In 2004, Carlin placed second on the Comedy Central list of the 100 greatest stand-up comedians of all time, ahead of Lenny Bruce and behind Richard Pryor (not a bad seating arrangement.)

Today in History:
May 12, 1797 -
Following Napoleon's conquest of Venice, Ludovico Manin reluctantly steps down as its last Doge on this date.

Thus ends the Most Serene Republic's 820-year history of national sovereignty. 

So now you know, try working that into a conversation.

May 12, 1932 -
Delivery truck driver William Allen pulled his truck to the side of a road about 4.5 miles from the Lindbergh home. He went to a grove of trees to relieve himself, and there he discovered the badly decomposed body of the Lindbergh Baby.

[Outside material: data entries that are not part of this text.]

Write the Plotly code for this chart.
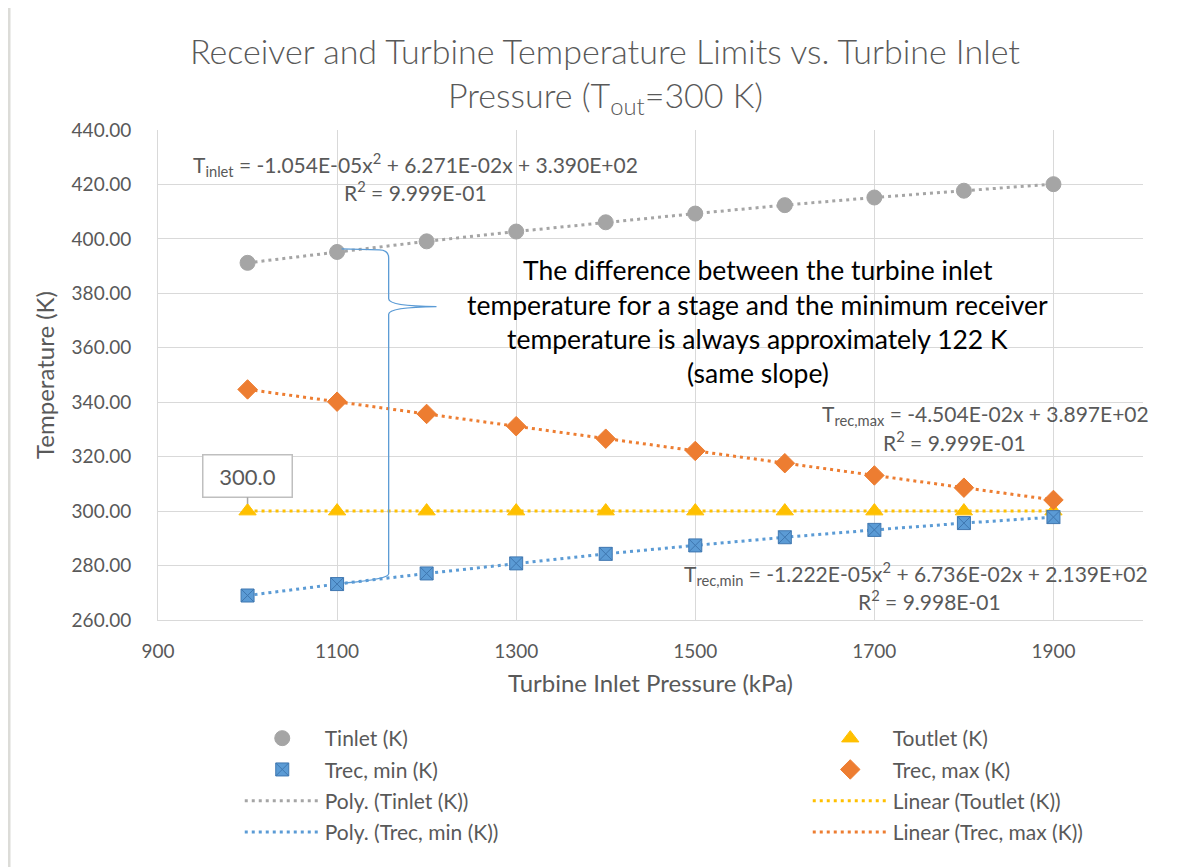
import plotly.graph_objects as go

# values
pressure = [1000, 1100, 1200, 1300, 1400, 1500, 1600, 1700, 1800, 1900]
t_inlet = [391.2, 395.2, 399.1, 402.7, 406.1, 409.3, 412.4, 415.2, 417.7, 420.1]
t_outlet = [300, 300, 300, 300, 300, 300, 300, 300, 300, 300]
t_rec_min = [269.0, 273.2, 277.1, 280.8, 284.3, 287.4, 290.4, 293.1, 295.6, 297.8]
t_rec_max = [344.7, 340.2, 335.7, 331.2, 326.6, 322.1, 317.6, 313.1, 308.6, 304.1]

gray = "#A5A5A5"
yellow = "#FFC000"
blue = "#5B9BD5"
orange = "#ED7D31"
txt = "#595959"
font = "Lato"

fig = go.Figure()

# trendlines first so the markers sit on top
trend = [
    ("Poly. (Tinlet (K))", t_inlet, gray, "legend", 5),
    ("Linear (Toutlet (K))", t_outlet, yellow, "legend2", 7),
    ("Poly. (Trec, min (K))", t_rec_min, blue, "legend", 6),
    ("Linear (Trec, max (K))", t_rec_max, orange, "legend2", 8),
]
for name, vals, col, leg, rank in trend:
    fig.add_trace(go.Scatter(
        x=pressure, y=vals, mode="lines", name=name,
        line=dict(color=col, width=3, dash="3px,4px"),
        legend=leg, legendrank=rank, legendgroup=name, hoverinfo="skip"))

markers = [
    ("Tinlet (K)", t_inlet, gray, "circle", 15, gray, "legend", 1),
    ("Toutlet (K)", t_outlet, yellow, "triangle-up", 15, yellow, "legend2", 3),
    ("Trec, min (K)", t_rec_min, blue, "square-x", 13, "#3F77B0", "legend", 2),
    ("Trec, max (K)", t_rec_max, orange, "diamond", 15, orange, "legend2", 4),
]
for name, vals, col, sym, size, lc, leg, rank in markers:
    fig.add_trace(go.Scatter(
        x=pressure, y=vals, mode="markers", name=name,
        marker=dict(color=col, symbol=sym, size=size, line=dict(color=lc, width=1)),
        legend=leg, legendrank=rank, legendgroup=name))

eq_font = dict(family=font, size=21, color=txt)
notes = [
    (1187, 427.2, "T<sub>inlet</sub> = -1.054E-05x<sup>2</sup> + 6.271E-02x + 3.390E+02"),
    (1187, 417.6, "R<sup>2</sup> = 9.999E-01"),
    (1824, 335.3, "T<sub>rec,max</sub> = -4.504E-02x + 3.897E+02"),
    (1790, 325.8, "R<sup>2</sup> = 9.999E-01"),
    (1746, 276.9, "T<sub>rec,min</sub> = -1.222E-05x<sup>2</sup> + 6.736E-02x + 2.139E+02"),
    (1762, 267.3, "R<sup>2</sup> = 9.998E-01"),
]
for x, y, t in notes:
    fig.add_annotation(x=x, y=y, text=t, showarrow=False, font=eq_font)

big_lines = [
    (388.6, "The difference between the turbine inlet"),
    (375.7, "temperature for a stage and the minimum receiver"),
    (363.2, "temperature is always approximately 122 K"),
    (350.7, "(same slope)"),
]
for y, t in big_lines:
    fig.add_annotation(x=1570, y=y, text=t, showarrow=False,
                       font=dict(family=font, size=26.5, color="black"))

# data label on the first Toutlet point
fig.add_annotation(x=pressure[0], y=t_outlet[0], text="300.0", showarrow=True,
                   arrowhead=0, arrowwidth=1.5, arrowcolor="#A6A6A6", ax=0, ay=-35,
                   standoff=7, bgcolor="white", bordercolor="#BFBFBF", borderwidth=1.5,
                   borderpad=7, width=74, font=dict(family=font, size=22, color=txt))

# curly brace between Tinlet and Trec,min at 1100 kPa
fig.add_shape(type="path", xref="x", yref="y",
              path=("M1105,396.3 L1147,396.0 Q1157.6,396.0 1157.6,393 L1157.6,378 "
                    "Q1157.6,375.3 1211,375.1 Q1157.6,374.9 1157.6,372.3 L1157.6,277 "
                    "Q1157.6,275 1108,273.6"),
              line=dict(color=blue, width=1.3))

# title as two lines
title_font = dict(family=font, size=34, color=txt, weight=300)
fig.add_annotation(xref="paper", yref="paper", x=0.454, y=1.163, yanchor="middle",
                   text="Receiver and Turbine Temperature Limits vs. Turbine Inlet",
                   showarrow=False, font=title_font)
fig.add_annotation(xref="paper", yref="paper", x=0.454, y=1.067, yanchor="middle",
                   text="Pressure (T<sub>out</sub>=300 K)",
                   showarrow=False, font=title_font)

# left frame edge of the screenshot
fig.add_shape(type="line", xref="paper", yref="paper", x0=(1 - 150) / 985, x1=(1 - 150) / 985,
              y0=-0.6, y1=1.3, line=dict(color="#DCDCD8", width=3))

leg_style = dict(orientation="v", font=dict(family=font, size=21, color=txt),
                 itemwidth=75, tracegroupgap=1, bgcolor="rgba(0,0,0,0)",
                 xanchor="left", yanchor="top", itemclick=False)

fig.update_layout(
    width=1193, height=867,
    margin=dict(l=150, r=58, t=122, b=255),
    plot_bgcolor="white", paper_bgcolor="white",
    font=dict(family=font, color=txt),
    showlegend=True,
    legend=dict(x=0.083, y=-0.2, **leg_style),
    legend2=dict(x=0.083 + 568 / 985, y=-0.2, **leg_style),
    xaxis=dict(range=[900, 2000], tick0=900, dtick=200, showgrid=True,
               gridcolor="#D9D9D9", gridwidth=1, zeroline=False,
               showline=True, linecolor="#D9D9D9",
               tickfont=dict(family=font, size=19, color=txt),
               ticklabelstandoff=14,
               title=dict(text="Turbine Inlet Pressure (kPa)", standoff=14,
                          font=dict(family=font, size=24, color=txt))),
    yaxis=dict(range=[260, 440], dtick=20, tickformat=".2f", showgrid=True,
               gridcolor="#D9D9D9", gridwidth=1, zeroline=False,
               showline=True, linecolor="#D9D9D9",
               tickfont=dict(family=font, size=19, color=txt),
               ticklabelstandoff=22,
               title=dict(text="Temperature (K)", standoff=10,
                          font=dict(family=font, size=24, color=txt))),
)

fig.write_html("out.html")
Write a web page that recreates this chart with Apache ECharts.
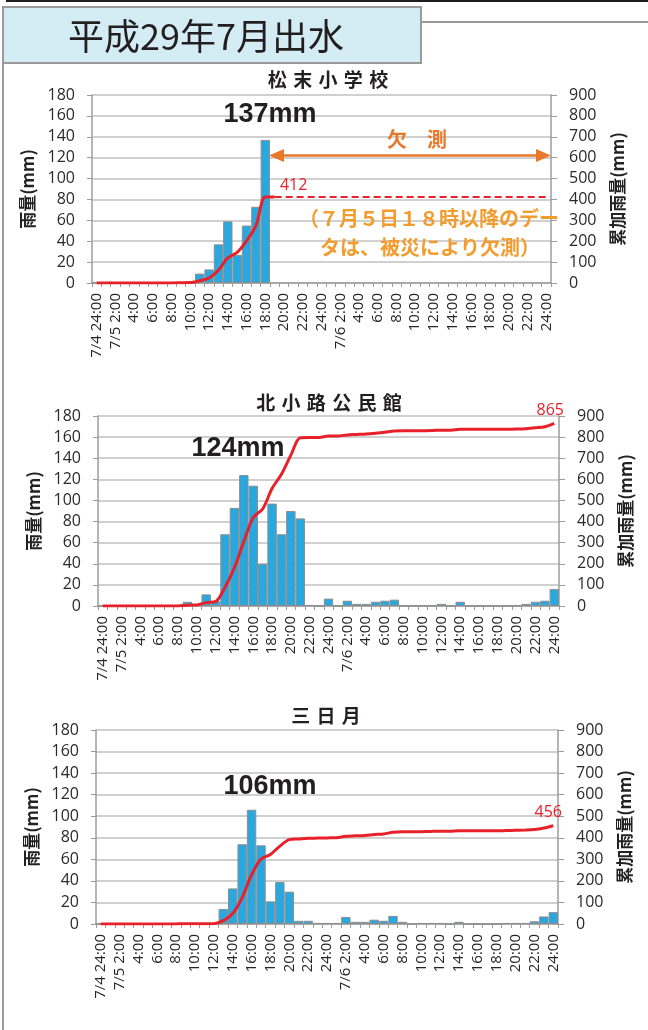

There were signs that the body had been chewed on by various animals as well as indications that someone had made an attempt to hastily bury the body.

These kinds of stories make you want to be a piss bottle man.

May 12, 1967 -
At Queen Elizabeth Hall, England, Pink Floyd stages the first-ever quadraphonic rock concert on this date. Included in their set was their first UK hit, Arnold Layne.

Please kids, don't be like Syd, time your drugs correctly.

May 12, 1971 -
Tor Johnson died of congestive heart failure at the age of 67 in San Fernando, California, on this date.

The man who once wrestled under the name "The Super Swedish Angel" leaves behind a legacy of B-movie acting roles, most famously as the bald zombie in Ed Wood's masterpiece Plan 9 from Outer Space.

May 12, 1982-
A mentally unbalanced priest named Juan Fernandez Krohn attempted to stab Pope John Paul II with a bayonet, but was overpowered before he could do any damage.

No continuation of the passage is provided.